■ Exercise objective: Restate, exactly and without pictures, the lines from the start of the listing below through the line holding "0, -11.5, -23];".

# Start of Recorded information

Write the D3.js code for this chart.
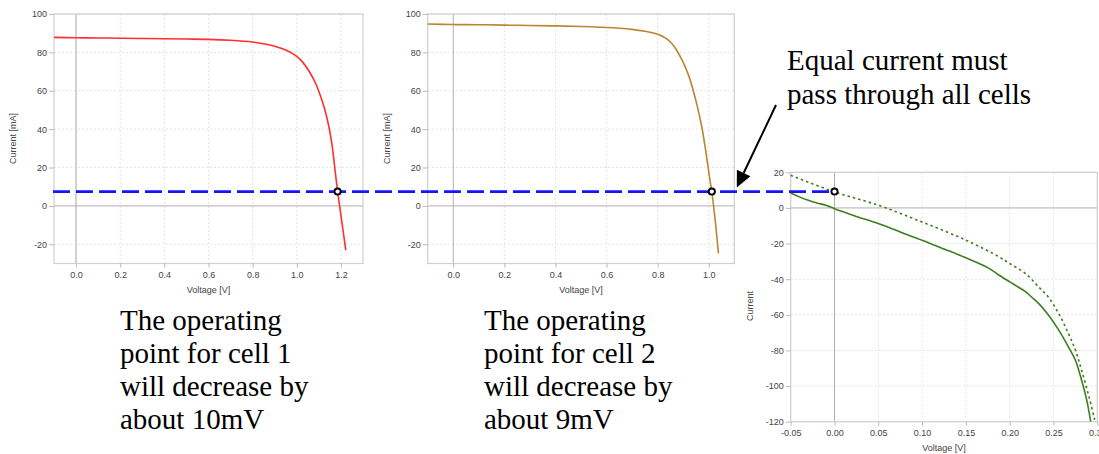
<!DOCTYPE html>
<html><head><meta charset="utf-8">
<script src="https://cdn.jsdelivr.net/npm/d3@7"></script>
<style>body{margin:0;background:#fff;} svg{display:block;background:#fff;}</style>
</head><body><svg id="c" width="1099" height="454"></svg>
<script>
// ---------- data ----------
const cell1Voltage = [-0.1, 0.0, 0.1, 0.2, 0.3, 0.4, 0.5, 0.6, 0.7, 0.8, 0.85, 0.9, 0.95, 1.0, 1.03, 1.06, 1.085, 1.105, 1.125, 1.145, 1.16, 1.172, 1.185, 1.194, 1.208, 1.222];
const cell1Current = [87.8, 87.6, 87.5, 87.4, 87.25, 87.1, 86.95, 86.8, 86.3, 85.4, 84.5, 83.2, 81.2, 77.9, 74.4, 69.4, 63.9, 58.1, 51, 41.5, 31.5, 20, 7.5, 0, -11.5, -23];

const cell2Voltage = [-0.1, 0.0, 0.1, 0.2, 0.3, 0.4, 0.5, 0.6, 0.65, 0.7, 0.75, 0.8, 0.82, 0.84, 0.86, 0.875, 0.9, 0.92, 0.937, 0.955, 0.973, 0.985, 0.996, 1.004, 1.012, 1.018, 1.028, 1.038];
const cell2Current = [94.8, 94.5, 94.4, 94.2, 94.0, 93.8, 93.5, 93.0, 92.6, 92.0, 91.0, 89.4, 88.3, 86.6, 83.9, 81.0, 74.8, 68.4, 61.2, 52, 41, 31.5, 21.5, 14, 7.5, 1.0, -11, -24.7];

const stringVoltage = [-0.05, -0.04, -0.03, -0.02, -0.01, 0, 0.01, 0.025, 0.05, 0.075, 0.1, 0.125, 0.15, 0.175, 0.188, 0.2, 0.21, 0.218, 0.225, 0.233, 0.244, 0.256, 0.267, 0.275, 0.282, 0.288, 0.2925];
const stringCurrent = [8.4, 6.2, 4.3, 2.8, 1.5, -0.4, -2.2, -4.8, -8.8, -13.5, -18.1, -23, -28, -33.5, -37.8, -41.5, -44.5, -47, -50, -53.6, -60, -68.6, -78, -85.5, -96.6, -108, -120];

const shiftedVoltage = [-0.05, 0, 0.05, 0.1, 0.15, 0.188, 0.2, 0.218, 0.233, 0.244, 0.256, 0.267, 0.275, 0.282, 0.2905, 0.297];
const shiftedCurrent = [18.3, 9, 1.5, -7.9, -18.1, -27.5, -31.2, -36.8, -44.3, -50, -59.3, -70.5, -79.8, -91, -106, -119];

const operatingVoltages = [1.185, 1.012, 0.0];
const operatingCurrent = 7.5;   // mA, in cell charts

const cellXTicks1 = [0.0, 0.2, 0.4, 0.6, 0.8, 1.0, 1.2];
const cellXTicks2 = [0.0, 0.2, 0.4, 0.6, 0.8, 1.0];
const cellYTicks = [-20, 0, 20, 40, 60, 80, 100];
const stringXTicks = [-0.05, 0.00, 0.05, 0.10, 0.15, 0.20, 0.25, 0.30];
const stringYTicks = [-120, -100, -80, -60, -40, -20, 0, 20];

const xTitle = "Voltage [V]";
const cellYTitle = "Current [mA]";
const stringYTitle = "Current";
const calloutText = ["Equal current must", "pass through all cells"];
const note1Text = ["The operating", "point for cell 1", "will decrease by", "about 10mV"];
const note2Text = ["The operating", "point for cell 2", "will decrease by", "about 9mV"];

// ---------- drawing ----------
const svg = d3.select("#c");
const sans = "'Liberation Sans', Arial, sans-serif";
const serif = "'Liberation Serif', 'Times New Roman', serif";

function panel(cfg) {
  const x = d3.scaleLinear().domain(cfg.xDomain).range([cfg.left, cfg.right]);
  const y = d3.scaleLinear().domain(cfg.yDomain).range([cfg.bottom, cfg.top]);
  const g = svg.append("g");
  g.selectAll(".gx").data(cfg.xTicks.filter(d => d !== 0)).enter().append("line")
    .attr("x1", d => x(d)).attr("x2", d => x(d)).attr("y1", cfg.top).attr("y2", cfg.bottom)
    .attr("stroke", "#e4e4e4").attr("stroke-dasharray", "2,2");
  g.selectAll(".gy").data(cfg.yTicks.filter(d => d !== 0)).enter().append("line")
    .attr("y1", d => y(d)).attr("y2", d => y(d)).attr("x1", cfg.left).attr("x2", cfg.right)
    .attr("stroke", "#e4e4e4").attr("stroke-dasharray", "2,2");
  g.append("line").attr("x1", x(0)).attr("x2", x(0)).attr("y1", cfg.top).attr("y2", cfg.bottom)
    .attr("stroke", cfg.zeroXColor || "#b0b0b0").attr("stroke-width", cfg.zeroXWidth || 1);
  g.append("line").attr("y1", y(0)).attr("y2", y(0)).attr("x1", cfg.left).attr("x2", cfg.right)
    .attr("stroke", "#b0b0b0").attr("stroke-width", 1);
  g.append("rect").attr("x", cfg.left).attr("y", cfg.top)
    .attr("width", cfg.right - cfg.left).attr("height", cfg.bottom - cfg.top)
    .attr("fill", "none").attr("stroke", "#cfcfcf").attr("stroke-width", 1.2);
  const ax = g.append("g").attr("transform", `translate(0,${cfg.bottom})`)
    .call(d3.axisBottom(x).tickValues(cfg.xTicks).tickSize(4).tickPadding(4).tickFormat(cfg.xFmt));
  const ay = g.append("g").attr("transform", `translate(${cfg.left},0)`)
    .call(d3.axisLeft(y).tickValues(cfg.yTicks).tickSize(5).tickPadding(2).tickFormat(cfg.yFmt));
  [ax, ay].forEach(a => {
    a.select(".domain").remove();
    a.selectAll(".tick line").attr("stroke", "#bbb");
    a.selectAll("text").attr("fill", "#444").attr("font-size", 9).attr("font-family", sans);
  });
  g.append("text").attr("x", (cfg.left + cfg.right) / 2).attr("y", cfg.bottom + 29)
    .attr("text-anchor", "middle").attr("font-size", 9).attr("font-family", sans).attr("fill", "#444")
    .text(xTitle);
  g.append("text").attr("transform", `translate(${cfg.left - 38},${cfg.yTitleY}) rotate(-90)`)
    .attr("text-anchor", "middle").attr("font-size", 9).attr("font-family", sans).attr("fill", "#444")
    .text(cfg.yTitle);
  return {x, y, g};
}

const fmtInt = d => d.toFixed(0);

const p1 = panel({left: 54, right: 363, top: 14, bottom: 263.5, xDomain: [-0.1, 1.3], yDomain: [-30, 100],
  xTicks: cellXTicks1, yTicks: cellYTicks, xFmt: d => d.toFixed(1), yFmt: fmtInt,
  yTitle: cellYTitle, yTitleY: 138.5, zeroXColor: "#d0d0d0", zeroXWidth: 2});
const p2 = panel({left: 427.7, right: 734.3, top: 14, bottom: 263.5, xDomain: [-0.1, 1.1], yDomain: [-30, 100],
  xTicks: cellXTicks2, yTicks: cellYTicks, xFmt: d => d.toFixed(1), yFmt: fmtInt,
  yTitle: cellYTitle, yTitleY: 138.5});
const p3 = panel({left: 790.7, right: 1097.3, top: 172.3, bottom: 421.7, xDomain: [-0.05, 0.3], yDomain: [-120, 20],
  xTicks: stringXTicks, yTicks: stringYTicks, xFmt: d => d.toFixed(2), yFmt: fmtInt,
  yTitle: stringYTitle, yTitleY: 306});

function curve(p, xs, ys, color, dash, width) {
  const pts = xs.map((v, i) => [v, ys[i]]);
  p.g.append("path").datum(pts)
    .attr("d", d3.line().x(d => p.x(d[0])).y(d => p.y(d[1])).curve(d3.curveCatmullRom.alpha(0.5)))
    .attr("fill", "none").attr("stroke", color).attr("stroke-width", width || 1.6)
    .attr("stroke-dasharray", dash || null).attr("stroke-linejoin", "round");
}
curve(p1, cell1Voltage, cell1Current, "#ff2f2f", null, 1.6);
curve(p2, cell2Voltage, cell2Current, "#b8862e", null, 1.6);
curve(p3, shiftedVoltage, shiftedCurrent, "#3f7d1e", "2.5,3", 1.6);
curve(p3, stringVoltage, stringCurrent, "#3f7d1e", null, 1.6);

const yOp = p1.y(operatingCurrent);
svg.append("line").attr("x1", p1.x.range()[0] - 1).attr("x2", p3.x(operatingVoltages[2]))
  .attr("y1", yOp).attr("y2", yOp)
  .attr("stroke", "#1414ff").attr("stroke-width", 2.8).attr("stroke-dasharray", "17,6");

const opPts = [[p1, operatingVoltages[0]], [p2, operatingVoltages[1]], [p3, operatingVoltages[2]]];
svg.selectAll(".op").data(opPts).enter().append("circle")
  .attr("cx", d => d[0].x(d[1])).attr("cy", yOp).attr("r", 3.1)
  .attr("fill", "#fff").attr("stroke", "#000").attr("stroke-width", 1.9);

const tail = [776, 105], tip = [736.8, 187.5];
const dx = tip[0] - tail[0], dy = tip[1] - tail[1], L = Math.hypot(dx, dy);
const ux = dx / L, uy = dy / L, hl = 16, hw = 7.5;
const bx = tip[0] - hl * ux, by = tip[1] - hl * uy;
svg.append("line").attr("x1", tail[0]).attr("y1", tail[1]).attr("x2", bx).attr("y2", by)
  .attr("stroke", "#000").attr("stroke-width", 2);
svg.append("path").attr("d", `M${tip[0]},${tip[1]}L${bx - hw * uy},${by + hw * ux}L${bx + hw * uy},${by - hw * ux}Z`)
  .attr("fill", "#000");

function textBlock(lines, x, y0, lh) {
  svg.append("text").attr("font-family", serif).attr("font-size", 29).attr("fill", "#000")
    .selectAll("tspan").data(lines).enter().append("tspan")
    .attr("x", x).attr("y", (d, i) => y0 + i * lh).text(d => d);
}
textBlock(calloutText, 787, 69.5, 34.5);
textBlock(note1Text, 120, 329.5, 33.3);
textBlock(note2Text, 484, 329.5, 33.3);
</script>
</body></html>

# End of Recorded information

■ Result below:
Write the D3.js code for this chart.
<!DOCTYPE html>
<html><head><meta charset="utf-8">
<script src="https://cdn.jsdelivr.net/npm/d3@7"></script>
<style>body{margin:0;background:#fff;} svg{display:block;background:#fff;}</style>
</head><body><svg id="c" width="1099" height="454"></svg>
<script>
// ---------- data ----------
const cell1Voltage = [-0.1, 0.0, 0.1, 0.2, 0.3, 0.4, 0.5, 0.6, 0.7, 0.8, 0.85, 0.9, 0.95, 1.0, 1.03, 1.06, 1.085, 1.105, 1.125, 1.145, 1.16, 1.172, 1.185, 1.194, 1.208, 1.222];
const cell1Current = [87.8, 87.6, 87.5, 87.4, 87.25, 87.1, 86.95, 86.8, 86.3, 85.4, 84.5, 83.2, 81.2, 77.9, 74.4, 69.4, 63.9, 58.1, 51, 41.5, 31.5, 20, 7.5, 0, -11.5, -23];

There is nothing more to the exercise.